Your hands and feel will be nailed securely to wood and you will be left to hang in a position where you cannot fend for yourself.   You will not be able move your body.  You will not be able to wave off the scavenging birds.  You will not be able to kick away the roaming dogs.  You will not be able to lift life a finger to help yourself.  We can do this to you.  And if you oppose our power, this *is* what we will do to you.

Crucifixion was not merely a death by torture.  It was a symbolic statement that WE are Roman power and YOU are nothing.  And if you oppose us, we will prove it, by rendering you absolutely, completely powerless, while we wrack your body with pain and make you scream.

And the proof did not end with your last breath.   Romans left bodies on the cross for clear and distinct reasons.

Everyone wanted a decent burial in the ancient world.  It was far more important to people then than it is to people today.  A decent burial, for many, was required for a decent afterlife.  It honored the body of the one departed.  Not to receive a decent burial was disgusting, scandalous, gut-wrenching, debasing, humiliating.   And so Romans did not allow crucified victims – especially enemies of the state – to be buried.  They left them on the crosses as their bodies rot and the scavengers went on the attack.  To allow a decent burial was to cave into the desires precisely of the people who were being mocked and taught a lesson.  No decency allowed.  The body has to rot, and then we’ll toss it into a grave.

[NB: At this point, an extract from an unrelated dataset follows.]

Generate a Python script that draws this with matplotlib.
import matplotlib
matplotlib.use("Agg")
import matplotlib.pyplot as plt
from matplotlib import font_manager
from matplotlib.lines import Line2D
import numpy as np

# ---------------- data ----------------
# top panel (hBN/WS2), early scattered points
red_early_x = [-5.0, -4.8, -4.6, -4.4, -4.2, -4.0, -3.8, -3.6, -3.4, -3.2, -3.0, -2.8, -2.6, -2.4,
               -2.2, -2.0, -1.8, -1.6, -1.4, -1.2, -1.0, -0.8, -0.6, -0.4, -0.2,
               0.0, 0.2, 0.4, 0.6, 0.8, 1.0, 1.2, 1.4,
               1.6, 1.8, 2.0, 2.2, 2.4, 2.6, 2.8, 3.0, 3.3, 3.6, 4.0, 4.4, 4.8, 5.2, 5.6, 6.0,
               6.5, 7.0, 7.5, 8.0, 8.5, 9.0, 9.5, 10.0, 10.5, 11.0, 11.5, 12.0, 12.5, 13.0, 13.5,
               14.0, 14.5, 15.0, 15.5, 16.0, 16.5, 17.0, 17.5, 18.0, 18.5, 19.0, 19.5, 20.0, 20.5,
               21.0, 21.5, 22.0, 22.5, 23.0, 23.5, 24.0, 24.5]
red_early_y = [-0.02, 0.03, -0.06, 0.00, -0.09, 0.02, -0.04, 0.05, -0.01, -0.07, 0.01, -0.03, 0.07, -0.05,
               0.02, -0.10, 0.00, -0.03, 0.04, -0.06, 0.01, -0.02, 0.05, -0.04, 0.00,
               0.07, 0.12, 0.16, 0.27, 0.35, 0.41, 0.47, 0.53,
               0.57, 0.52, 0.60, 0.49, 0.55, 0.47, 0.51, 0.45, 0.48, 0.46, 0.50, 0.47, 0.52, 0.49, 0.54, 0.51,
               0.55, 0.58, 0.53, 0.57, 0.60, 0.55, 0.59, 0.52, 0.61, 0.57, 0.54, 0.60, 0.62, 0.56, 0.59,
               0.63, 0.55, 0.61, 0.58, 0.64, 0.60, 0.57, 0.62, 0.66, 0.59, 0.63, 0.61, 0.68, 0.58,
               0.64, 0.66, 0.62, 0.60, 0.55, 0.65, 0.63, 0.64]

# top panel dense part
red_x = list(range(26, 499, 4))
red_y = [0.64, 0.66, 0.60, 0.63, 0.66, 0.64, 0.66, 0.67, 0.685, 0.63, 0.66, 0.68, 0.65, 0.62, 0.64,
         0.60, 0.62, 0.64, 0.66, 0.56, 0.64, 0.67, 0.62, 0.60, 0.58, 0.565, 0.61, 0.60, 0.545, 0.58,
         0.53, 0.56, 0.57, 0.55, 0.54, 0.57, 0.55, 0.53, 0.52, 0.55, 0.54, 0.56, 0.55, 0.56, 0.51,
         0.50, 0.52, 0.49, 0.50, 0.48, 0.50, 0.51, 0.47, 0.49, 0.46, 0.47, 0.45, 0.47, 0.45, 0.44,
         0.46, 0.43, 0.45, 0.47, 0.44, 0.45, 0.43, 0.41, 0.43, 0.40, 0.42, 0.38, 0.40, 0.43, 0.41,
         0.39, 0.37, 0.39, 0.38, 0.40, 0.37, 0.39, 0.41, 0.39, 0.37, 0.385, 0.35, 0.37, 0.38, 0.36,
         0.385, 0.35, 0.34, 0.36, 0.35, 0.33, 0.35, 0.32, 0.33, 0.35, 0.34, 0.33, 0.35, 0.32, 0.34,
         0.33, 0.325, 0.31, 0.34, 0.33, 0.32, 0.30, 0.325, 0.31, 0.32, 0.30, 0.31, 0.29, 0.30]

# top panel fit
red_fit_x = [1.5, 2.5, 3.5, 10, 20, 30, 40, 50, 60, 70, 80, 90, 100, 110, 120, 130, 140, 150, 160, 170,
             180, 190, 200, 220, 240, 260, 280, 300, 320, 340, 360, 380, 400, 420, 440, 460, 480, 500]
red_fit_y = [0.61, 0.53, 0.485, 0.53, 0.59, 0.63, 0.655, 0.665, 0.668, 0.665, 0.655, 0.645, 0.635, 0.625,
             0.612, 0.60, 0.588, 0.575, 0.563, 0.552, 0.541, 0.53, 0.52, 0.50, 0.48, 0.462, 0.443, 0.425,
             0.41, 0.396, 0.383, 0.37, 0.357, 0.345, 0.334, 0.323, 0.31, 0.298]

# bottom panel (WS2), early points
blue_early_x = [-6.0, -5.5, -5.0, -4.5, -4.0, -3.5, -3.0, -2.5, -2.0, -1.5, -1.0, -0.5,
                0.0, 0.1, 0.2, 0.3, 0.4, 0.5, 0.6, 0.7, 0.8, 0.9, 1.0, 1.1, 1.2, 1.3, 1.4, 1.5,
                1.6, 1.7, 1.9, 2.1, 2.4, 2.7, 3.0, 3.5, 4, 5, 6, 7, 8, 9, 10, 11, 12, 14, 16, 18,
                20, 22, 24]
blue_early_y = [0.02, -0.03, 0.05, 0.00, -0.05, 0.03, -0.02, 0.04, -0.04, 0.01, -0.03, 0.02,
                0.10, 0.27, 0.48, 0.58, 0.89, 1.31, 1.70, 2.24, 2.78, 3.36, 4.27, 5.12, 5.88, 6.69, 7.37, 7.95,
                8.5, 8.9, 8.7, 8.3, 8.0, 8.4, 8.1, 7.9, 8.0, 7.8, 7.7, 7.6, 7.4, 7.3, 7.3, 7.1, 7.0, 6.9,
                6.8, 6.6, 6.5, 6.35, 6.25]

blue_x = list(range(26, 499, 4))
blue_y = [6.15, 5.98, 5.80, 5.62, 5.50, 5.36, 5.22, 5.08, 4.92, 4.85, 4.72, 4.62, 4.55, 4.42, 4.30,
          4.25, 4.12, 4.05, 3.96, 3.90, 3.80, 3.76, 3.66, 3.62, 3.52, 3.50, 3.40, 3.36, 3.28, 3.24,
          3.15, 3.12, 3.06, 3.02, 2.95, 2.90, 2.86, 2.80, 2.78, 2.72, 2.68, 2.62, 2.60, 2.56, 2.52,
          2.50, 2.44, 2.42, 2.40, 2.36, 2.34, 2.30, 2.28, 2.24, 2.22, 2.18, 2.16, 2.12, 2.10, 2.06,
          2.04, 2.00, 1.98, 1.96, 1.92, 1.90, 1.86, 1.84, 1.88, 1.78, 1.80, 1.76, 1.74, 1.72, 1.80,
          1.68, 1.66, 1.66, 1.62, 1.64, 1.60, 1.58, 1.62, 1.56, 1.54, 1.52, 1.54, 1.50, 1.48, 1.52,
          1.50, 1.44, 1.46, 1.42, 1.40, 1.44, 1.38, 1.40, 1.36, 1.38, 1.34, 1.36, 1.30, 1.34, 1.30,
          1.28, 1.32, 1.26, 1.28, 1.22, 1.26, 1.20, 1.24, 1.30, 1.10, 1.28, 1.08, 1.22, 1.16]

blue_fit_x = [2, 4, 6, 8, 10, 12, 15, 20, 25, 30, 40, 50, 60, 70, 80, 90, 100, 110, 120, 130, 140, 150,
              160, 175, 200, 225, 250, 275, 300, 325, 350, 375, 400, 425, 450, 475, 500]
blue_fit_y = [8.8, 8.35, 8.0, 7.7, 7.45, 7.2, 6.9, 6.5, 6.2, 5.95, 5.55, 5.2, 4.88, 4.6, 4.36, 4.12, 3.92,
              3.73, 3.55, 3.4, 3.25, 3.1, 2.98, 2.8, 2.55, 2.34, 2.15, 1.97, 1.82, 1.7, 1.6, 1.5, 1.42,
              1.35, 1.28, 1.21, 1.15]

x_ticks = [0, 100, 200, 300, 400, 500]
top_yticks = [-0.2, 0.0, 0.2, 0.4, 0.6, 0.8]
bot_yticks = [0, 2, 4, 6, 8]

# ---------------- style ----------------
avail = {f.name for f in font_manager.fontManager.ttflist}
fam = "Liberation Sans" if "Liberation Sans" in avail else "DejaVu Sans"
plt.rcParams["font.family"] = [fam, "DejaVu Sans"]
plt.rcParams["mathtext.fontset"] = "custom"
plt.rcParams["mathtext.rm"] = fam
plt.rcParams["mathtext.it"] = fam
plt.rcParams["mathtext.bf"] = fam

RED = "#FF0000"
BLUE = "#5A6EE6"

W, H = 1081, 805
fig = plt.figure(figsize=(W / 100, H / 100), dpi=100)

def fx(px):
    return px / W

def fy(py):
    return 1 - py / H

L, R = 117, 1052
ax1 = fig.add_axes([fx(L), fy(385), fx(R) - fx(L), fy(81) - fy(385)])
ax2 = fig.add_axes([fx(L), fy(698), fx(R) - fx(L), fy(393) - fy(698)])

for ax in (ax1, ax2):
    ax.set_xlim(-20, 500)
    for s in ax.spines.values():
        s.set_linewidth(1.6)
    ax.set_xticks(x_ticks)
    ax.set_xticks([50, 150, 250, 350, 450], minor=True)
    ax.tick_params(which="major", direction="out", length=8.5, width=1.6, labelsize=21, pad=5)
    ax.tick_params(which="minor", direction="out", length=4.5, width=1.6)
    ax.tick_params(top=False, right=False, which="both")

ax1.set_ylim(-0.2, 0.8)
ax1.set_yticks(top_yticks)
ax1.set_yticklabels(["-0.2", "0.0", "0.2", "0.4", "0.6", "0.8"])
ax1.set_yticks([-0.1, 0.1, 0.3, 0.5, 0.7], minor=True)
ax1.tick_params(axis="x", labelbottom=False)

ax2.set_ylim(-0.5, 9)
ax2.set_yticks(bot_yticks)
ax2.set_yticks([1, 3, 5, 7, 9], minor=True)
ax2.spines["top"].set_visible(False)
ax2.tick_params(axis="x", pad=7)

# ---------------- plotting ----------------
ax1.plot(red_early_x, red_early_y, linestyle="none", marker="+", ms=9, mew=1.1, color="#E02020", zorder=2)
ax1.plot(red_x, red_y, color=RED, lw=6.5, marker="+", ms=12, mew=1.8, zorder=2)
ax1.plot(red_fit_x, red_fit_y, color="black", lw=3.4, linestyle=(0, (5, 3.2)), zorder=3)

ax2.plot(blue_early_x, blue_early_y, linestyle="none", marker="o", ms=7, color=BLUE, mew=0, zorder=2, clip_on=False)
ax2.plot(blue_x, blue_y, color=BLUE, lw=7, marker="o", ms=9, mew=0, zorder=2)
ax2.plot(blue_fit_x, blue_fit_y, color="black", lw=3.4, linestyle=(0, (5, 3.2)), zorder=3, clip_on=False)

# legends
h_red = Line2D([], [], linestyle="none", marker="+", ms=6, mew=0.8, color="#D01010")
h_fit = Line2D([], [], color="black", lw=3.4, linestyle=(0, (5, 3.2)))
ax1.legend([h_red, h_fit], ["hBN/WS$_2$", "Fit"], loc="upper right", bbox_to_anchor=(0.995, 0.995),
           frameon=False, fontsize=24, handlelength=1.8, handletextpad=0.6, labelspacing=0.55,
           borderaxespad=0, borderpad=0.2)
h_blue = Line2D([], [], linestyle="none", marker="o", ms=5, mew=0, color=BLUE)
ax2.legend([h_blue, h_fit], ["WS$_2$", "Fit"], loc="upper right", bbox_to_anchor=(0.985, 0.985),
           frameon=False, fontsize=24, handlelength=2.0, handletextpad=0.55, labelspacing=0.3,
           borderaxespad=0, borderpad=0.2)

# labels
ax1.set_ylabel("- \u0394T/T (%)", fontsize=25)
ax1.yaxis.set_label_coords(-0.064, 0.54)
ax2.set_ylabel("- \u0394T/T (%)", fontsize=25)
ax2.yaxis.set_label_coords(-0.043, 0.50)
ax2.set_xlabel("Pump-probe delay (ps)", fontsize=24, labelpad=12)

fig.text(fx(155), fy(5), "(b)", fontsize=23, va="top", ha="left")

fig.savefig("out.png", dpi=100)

This was especially the case – I reiterate – for enemies of the state.  Rare exceptions might be made for low-life criminals – escaped slaves, horse thieves, general riff-raff who did not matter to anyone in power.  But enemies of the state did matter to those in power.  Because these enemies had the temerity, stupidity, and willfulness to want to oppose that power.  If that’s what they choose to do, this is the price they will pay – and everyone will see it, for days.

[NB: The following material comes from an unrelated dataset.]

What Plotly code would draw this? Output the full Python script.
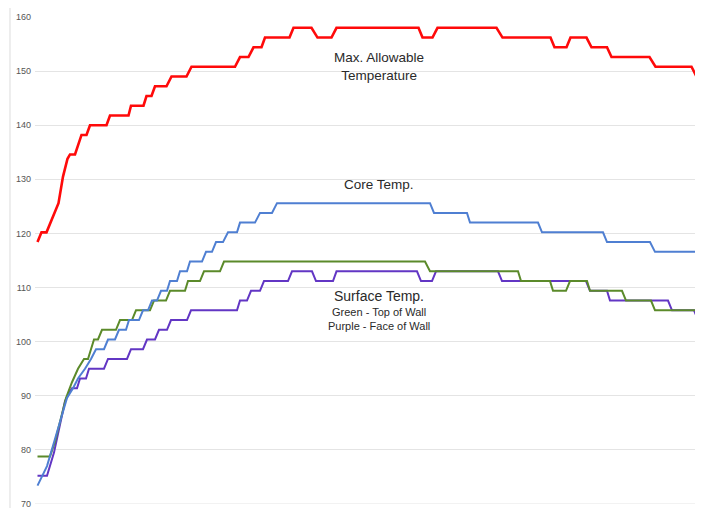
import plotly.graph_objects as go

# Elapsed time (arbitrary units) and temperatures (deg F)
red_t = [0.5, 1.3, 2.3, 4.7, 5.6, 6.5, 7.0, 8.0, 9.3, 10.3, 11.0, 14.3, 15.0, 18.7, 19.2, 21.7, 22.3, 23.3,
         24.0, 26.3, 27.3, 30.3, 31.3, 40.0, 41.0, 42.7, 43.7, 45.3, 46.0, 50.9, 51.7, 55.3, 56.5, 59.3,
         60.3, 76.7, 77.5, 79.5, 80.5, 92.3, 93.5, 103.1, 103.9, 106.3, 107.1, 110.3, 111.3, 114.4, 115.3,
         122.9, 124.1, 131.3, 132.3, 133.0]
red_v = [118.4, 120.2, 120.2, 125.6, 130.5, 133.8, 134.6, 134.6, 138.2, 138.2, 140, 140, 141.8, 141.8,
         143.6, 143.6, 145.4, 145.4, 147.2, 147.2, 149, 149, 150.8, 150.8, 152.6, 152.6, 154.4, 154.4,
         156.2, 156.2, 158, 158, 156.2, 156.2, 158, 158, 156.2, 156.2, 158, 158, 156.2, 156.2, 154.4, 154.4,
         156.2, 156.2, 154.4, 154.4, 152.6, 152.6, 150.8, 150.8, 149, 149]

blue_t = [0.5, 2.4, 4.0, 5.4, 6.4, 7.6, 8.6, 10.0, 11.2, 12.2, 13.8, 14.6, 16.0, 16.8, 18.2, 18.8, 20.8,
          21.6, 22.6, 23.4, 24.4, 25.2, 26.4, 27.0, 28.4, 29.0, 30.4, 31.0, 33.4, 34.2, 35.4, 36.2, 37.6,
          38.6, 40.4, 41.0, 44.0, 45.0, 47.4, 48.4, 79.0, 79.8, 86.4, 87.0, 100.6, 101.4, 113.6, 114.4,
          123.0, 124.0, 133.0]
blue_v = [73.4, 77, 82, 86.5, 89.6, 91.4, 93.2, 95, 96.8, 98.6, 98.6, 100.4, 100.4, 102.2, 102.2, 104, 104,
          105.8, 105.8, 107.6, 107.6, 109.4, 109.4, 111.2, 111.2, 113, 113, 114.8, 114.8, 116.6, 116.6,
          118.4, 118.4, 120.2, 120.2, 122, 122, 123.8, 123.8, 125.6, 125.6, 123.8, 123.8, 122, 122,
          120.2, 120.2, 118.4, 118.4, 116.6, 116.6]

green_t = [0.5, 3.0, 4.0, 5.2, 6.2, 7.4, 8.6, 9.8, 10.6, 11.8, 12.6, 13.4, 16.2, 17.0, 19.4, 20.2, 23.0,
           23.8, 26.2, 27.0, 30.0, 30.6, 33.0, 33.8, 37.0, 37.8, 78.0, 79.0, 96.6, 97.2, 103.0, 103.6,
           106.2, 107.0, 110.4, 111.0, 117.4, 118.2, 123.2, 124.0, 133.0]
green_v = [78.8, 78.8, 81.5, 86, 89.6, 92.5, 95, 96.8, 96.8, 100.4, 100.4, 102.2, 102.2, 104, 104, 105.8,
           105.8, 107.6, 107.6, 109.4, 109.4, 111.2, 111.2, 113, 113, 114.8, 114.8, 113, 113, 111.2, 111.2,
           109.4, 109.4, 111.2, 111.2, 109.4, 109.4, 107.6, 107.6, 105.8, 105.8]

purple_t = [0.5, 2.4, 3.8, 5.0, 6.0, 6.8, 7.4, 8.4, 9.0, 10.2, 10.8, 13.8, 14.6, 18.4, 19.2, 21.6, 22.4,
            24.0, 24.8, 26.4, 27.2, 30.4, 31.2, 40.4, 41.0, 42.4, 43.2, 45.0, 45.8, 50.6, 51.4, 55.4, 56.2,
            59.6, 60.3, 76.4, 77.2, 79.4, 80.2, 92.6, 93.4, 110.2, 111.0, 114.4, 115.0, 126.6, 127.4,
            131.8, 132.6, 133.0]
purple_v = [75.2, 75.2, 79.5, 85, 89, 90.5, 91.4, 91.4, 93.2, 93.2, 95, 95, 96.8, 96.8, 98.6, 98.6, 100.4,
            100.4, 102.2, 102.2, 104, 104, 105.8, 105.8, 107.6, 107.6, 109.4, 109.4, 111.2, 111.2, 113, 113,
            111.2, 111.2, 113, 113, 111.2, 111.2, 113, 113, 111.2, 111.2, 109.4, 109.4, 107.6, 107.6,
            105.8, 105.8, 104, 104]

y_ticks = [70, 80, 90, 100, 110, 120, 130, 140, 150, 160]

fig = go.Figure()
fig.add_trace(go.Scatter(x=purple_t, y=purple_v, mode="lines", name="Face of Wall",
                         line=dict(color="#6236c4", width=2)))
fig.add_trace(go.Scatter(x=green_t, y=green_v, mode="lines", name="Top of Wall",
                         line=dict(color="#5b8a2a", width=2)))
fig.add_trace(go.Scatter(x=blue_t, y=blue_v, mode="lines", name="Core Temp.",
                         line=dict(color="#4f7fd2", width=2)))
fig.add_trace(go.Scatter(x=red_t, y=red_v, mode="lines", name="Max. Allowable Temperature",
                         line=dict(color="#ff0a0a", width=2.6)))

ann_font = dict(family="Liberation Sans, Arial, sans-serif", color="#2a2a2a")
anns = [
    dict(text="Max. Allowable<br>Temperature", y=150.9, size=13.5),
    dict(text="Core Temp.", y=129.1, size=13.5),
    dict(text="Surface Temp.", y=108.45, size=14),
    dict(text="Green - Top of Wall", y=105.5, size=11),
    dict(text="Purple - Face of Wall", y=102.9, size=11),
]
for a in anns:
    fig.add_annotation(text=a["text"], x=0.517, xref="paper", y=a["y"], yref="y",
                       showarrow=False, xanchor="center", yanchor="middle",
                       font=dict(size=a["size"], **ann_font))

# light frame around the chart (top-left corner visible)
fig.add_shape(type="rect", xref="paper", yref="paper", x0=-0.0376, y0=-0.05, x1=1.05, y1=1.0205,
              line=dict(color="#dcdcdc", width=1), layer="below")
# bottom grid line at the lowest tick (plotly omits the edge grid line)
fig.add_shape(type="line", xref="paper", yref="y", x0=0, x1=1, y0=y_ticks[0], y1=y_ticks[0],
              line=dict(color="#e4e4e4", width=1), layer="below")

fig.update_layout(
    width=695, height=508,
    margin=dict(l=27, r=3, t=9, b=12),
    paper_bgcolor="white", plot_bgcolor="white",
    showlegend=False,
    xaxis=dict(range=[0, 133], visible=False, showgrid=False, zeroline=False),
    yaxis=dict(range=[70, 160], tickvals=y_ticks, showgrid=True, gridcolor="#e4e4e4", gridwidth=1,
               zeroline=False, showline=False, ticks="", ticklabelstandoff=3,
               tickfont=dict(family="Liberation Sans, Arial, sans-serif", size=9, color="#555555")),
)

fig.write_html("out.html")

Jesus was not executed as a member of the riff-raff, as a slave who committed a crime against his owner, as a lowly criminal from the lower classes.   He was executed for calling himself King of the Jews.  Craig Evans agrees with that.  Virtually everyone agrees with that.   Jesus was killed on a political charge.  By calling himself king – in Roman eyes (whether this is what he personally meant or not) – he was making a political claim, that he was going to replace the Roman governance of Judea with a kingdom in which he himself would be king.   This could happen (in Roman eyes) only if there was a rebellion.  Rebellions have to be suppressed – and if you’re Roman, they have to be suppressed violently, forcefully, mercilessly.   If you think you are going to replace the Roman ruler,  if you think you can start an insurrection against the state, if you think you can take our power away and exert your own power, well, we’ll SHOW you how much power you have.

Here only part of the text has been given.